Ross Collins, the accidental gardener

It’s easy for most of us to get to the yard work in the spring. A splash of warm sunshine, finally! Morning dew! Peeping crocus! Happy little weeds!

Okay, maybe you have the last one because you didn’t knuckle down in the fall. Who likes to hit the fall garden chores? It’s glum outside, dry or clammy, weedy because we gave up on Independence Day. Nevertheless, fall is full of tasks before freeze-up: take in house plants, plant spring bulbs, add compost, divide perennials, dig and store tender bulbs, Watch out for thrips on the gladiolus. Inspect the house plants for spider mites. Keep the lawn mowed, and “remove all weeds, especially those that are setting seed.” ALL weeds? Easy for Mom to say. This list is from my mother writing in fall 1994.

Or earthworms! If you’ve had the house plants sitting on the ground, give them a heavy watering, let them sit for 10 minutes, upend the pot and examine the soil ball. “You may also—ugh—have slugs in the pots. They will be found on the bottom or sides of the pot.” Chewed foliage gives you a clue, Dorothy suggested.

But why do we have to do all this work? Can’t the fall finally be the time for a calming herbal tea, watching the delicate ochre of a halcyon harvest moon shine on?

No, because: pests. Some pests thrive on fall neglect. For example, cutting peony tops lowers risk of blight, “since the organisms that cause it live over winter around the tops.” The weeds, of course, well, the war never ends, but if we control in the fall we at least win a minor battle. And cut back iris and hostas, as the pest this time spoils spring happiness—those slimy overwintered leaves to clean up.

But fall pests don’t fall to only to the bugs.
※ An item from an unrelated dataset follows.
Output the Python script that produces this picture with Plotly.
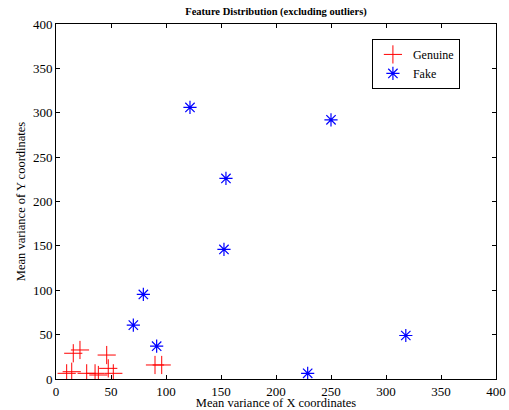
import plotly.graph_objects as go

genuine_x = [9.7, 14.3, 15.7, 21.8, 27.9, 35.5, 38.5, 46.1, 47.5, 52.1, 90.0, 96.1]
genuine_y = [6.4, 8.2, 29.0, 32.7, 6.4, 6.4, 4.5, 27.0, 12.0, 6.4, 15.8, 15.8]

fake_x = [121.8, 154.5, 152.7, 250.0, 318.0, 228.8, 79.4, 70.3, 91.5]
fake_y = [306.0, 226.0, 146.0, 292.0, 49.0, 6.4, 95.3, 60.7, 37.0]

ticks = [0, 50, 100, 150, 200, 250, 300, 350, 400]

font = "Liberation Serif, Times New Roman, serif"

fig = go.Figure()
fig.add_trace(go.Scatter(
    x=genuine_x, y=genuine_y, mode="markers", name="Genuine",
    marker=dict(symbol="cross-thin-open", size=13, color="#ff0000",
                line=dict(color="#ff0000", width=1)),
))
fig.add_trace(go.Scatter(
    x=fake_x, y=fake_y, mode="markers", name="Fake",
    marker=dict(symbol="asterisk-open", size=11, color="#0000ff",
                line=dict(color="#0000ff", width=1.2)),
))

axis_common = dict(
    range=[0, 400], tickvals=ticks, ticktext=[str(t) for t in ticks],
    showline=True, linecolor="black", linewidth=1, mirror="allticks",
    ticks="inside", ticklen=4, tickcolor="black", showgrid=False,
    zeroline=False, tickfont=dict(family=font, size=13, color="black"),
    automargin=False, ticklabeloverflow="allow",
)

fig.update_layout(
    width=509, height=410,
    margin=dict(l=56, r=13, t=24, b=31),
    paper_bgcolor="white", plot_bgcolor="white",
    title=dict(text="<b>Feature Distribution (excluding outliers)</b>",
               font=dict(family=font, size=10.5, color="black"),
               x=0.5, xanchor="center", xref="paper", y=0.972, yanchor="middle"),
    xaxis=dict(axis_common, title=dict(text="Mean variance of X coordinates",
                                       font=dict(family=font, size=12.5, color="black"),
                                       standoff=1)),
    yaxis=dict(axis_common, title=dict(text="Mean variance of Y coordinates",
                                       font=dict(family=font, size=12.5, color="black"),
                                       standoff=4)),
    legend=dict(x=0.718, y=0.958, xanchor="left", yanchor="top",
                bordercolor="black", borderwidth=1, bgcolor="white",
                font=dict(family=font, size=12, color="black"),
                tracegroupgap=0, itemwidth=30,
                entrywidth=62, entrywidthmode="pixels"),
    showlegend=True,
)

fig.write_html("out.html",
               config={"displayModeBar": False},
               post_script="document.body.style.margin='0';document.body.style.overflow='hidden';")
The rabbits—well, by now they’ve destroyed what they want. But the deer. That’s another topic, and my mother covered it.

“As beautiful as deer are,” she wrote, “nobody likes to have them nibbling plants in the garden. I am told they can devour plants practically overnight.”

Dorothy ran through some typical solutions. A small bar of soap in its wrapper hung from a tree branch. Sulfur, a common fungicide. Human hair from the barber shop. (She did not explain how that should be applied, or acquired.) Or a soap-based product then relatively new, called Bye Deer, found in green sachets that you stake around plants. It’s still available to purportedly repel deer and rabbits. And while Dorothy didn’t cover every last possible deer or rabbit repellant, I have had gardeners tell me that what works is hot pepper, garlic, rotten eggs (yuck-o) or dried blood (aka blood meal; not as bad as it sounds). I applaud their optimism.

But in what could be the ultimate in deer-chaser advice, Dorothy responded to a letter from Ed Stern of Fargo, who said he finally, she wrote, hit on a sound solution. The sound was a radio, and the solution was to install it in the garden. “He came up with this after the deer took all of his beans this season,” she wrote. “He placed an old radio in the garden and tuned it on an all-night station. He placed a garden cart over it to protect it from the rain.”

It apparently was tuned to soft sounds to avoid annoying the neighbors, but not the deer. “Because they didn’t bother a thing after that. It surely is worth a try.” And today we can rely on Bluetooth and cheap speakers.